Pre-ligand assembly domain-derived recombinant protein of TNFR2 inhibits the expansion of CD4+ Foxp3+ regulatory T cells.

There is compelling evidence that tumor necrosis factor (TNF) receptor type II (TNFR2) mediates the stimulatory effect of TNF on the activation of CD4+ Foxp3+ regulatory T cells (Tregs). Tregs with high TNFR2 expression are critical components of tumor microenvironment, where they promote tumor progression by impeding antitumor immune responses. Thus, selectively targeting TNFR2 has emerged as a promising strategy to inhibit Treg activity and enhance antitumor immune responses. The preligand-binding assembly domain (PLAD) is a conserved extracellular domain that subtly differs among TNF receptor family members, facilitating the ligand-independent assembly of receptor monomers into a spatially optimal trimer that favors ligand binding. Previous studies demonstrated that recombinant PLAD proteins derived from TNFR1 were able to inhibit TNFR1-mediated cell death and alleviated inflammatory conditions in mouse models. However, the functional properties of TNFR2-derived PLAD remain largely unexplored. In this study, we developed recombinant PLAD proteins from human and mouse TNFR2, as well as TNFR1, and evaluated their ability to interfere with TNF binding and Treg activation.

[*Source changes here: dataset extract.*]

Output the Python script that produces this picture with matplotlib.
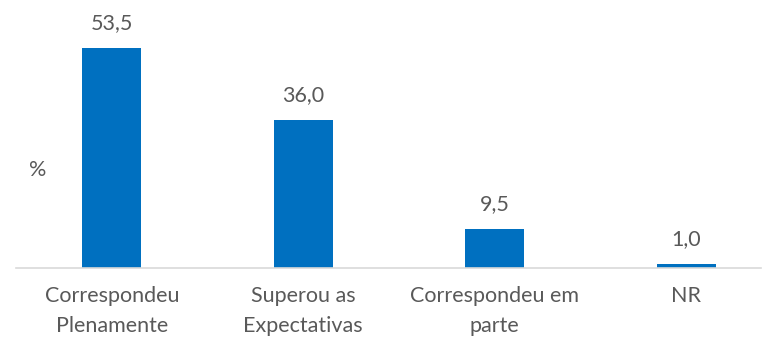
import matplotlib.pyplot as plt

categories = ["Correspondeu\nPlenamente", "Superou as\nExpectativas", "Correspondeu em\nparte", "NR"]
values = [53.5, 36.0, 9.5, 1.0]
value_labels = ["53,5", "36,0", "9,5", "1,0"]

plt.rcParams['font.family'] = ['Lato', 'DejaVu Sans']
text_color = '#595959'
bar_color = '#0070C0'

fig = plt.figure(figsize=(7.62, 3.43), dpi=100)
# axes run off the right edge a little, like a cropped chart
ax = fig.add_axes([16 / 762, 75 / 343, 745 / 762, 60 * 4.11 / 343])

x = range(len(categories))
ax.bar(x, values, width=0.31, color=bar_color, zorder=2)
for xi, v, lab in zip(x, values, value_labels):
    ax.annotate(lab, (xi, v), xytext=(0, 11), textcoords='offset points',
                ha='center', va='bottom', fontsize=15.5, color=text_color)

ax.set_xlim(-0.5, 3.5 - 21 / 191.5)
ax.set_ylim(0, 60)
ax.set_xticks(list(x))
ax.set_xticklabels(categories, fontsize=15.5, color=text_color, linespacing=1.6)
ax.tick_params(axis='x', length=0, pad=13)
ax.set_yticks([])
for side in ['left', 'right', 'top']:
    ax.spines[side].set_visible(False)
ax.spines['bottom'].set_color('#D9D9D9')
ax.spines['bottom'].set_linewidth(1.2)

fig.text(38 / 762, 1 - 170 / 343, "%", ha='center', va='center', fontsize=15.5, color=text_color)

fig.savefig("out.png", dpi=100)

All 4 PLAD proteins dose-dependently inhibited TNF-stimulated NF-κB transcriptional activity in HEK293 reporter cells. Among them, human TNFR2-derived PLAD exhibited relatively enhanced inhibitory effects compared with the other 3 in HEK293 reporter cells overexpressing TNFR2 but lacking TNFR1, and potently blocked TNF binding to TNFR2 on Jurkat cell surfaces. Furthermore, human TNFR2-derived PLAD significantly reduced the TNF-induced proliferative expansion of CD4+ Foxp3+ Tregs in both mouse lymphocyte and human peripheral blood mononuclear cell cultures. Our findings suggest that human TNFR2-derived PLAD merits further investigation for the cancer immunotherapy.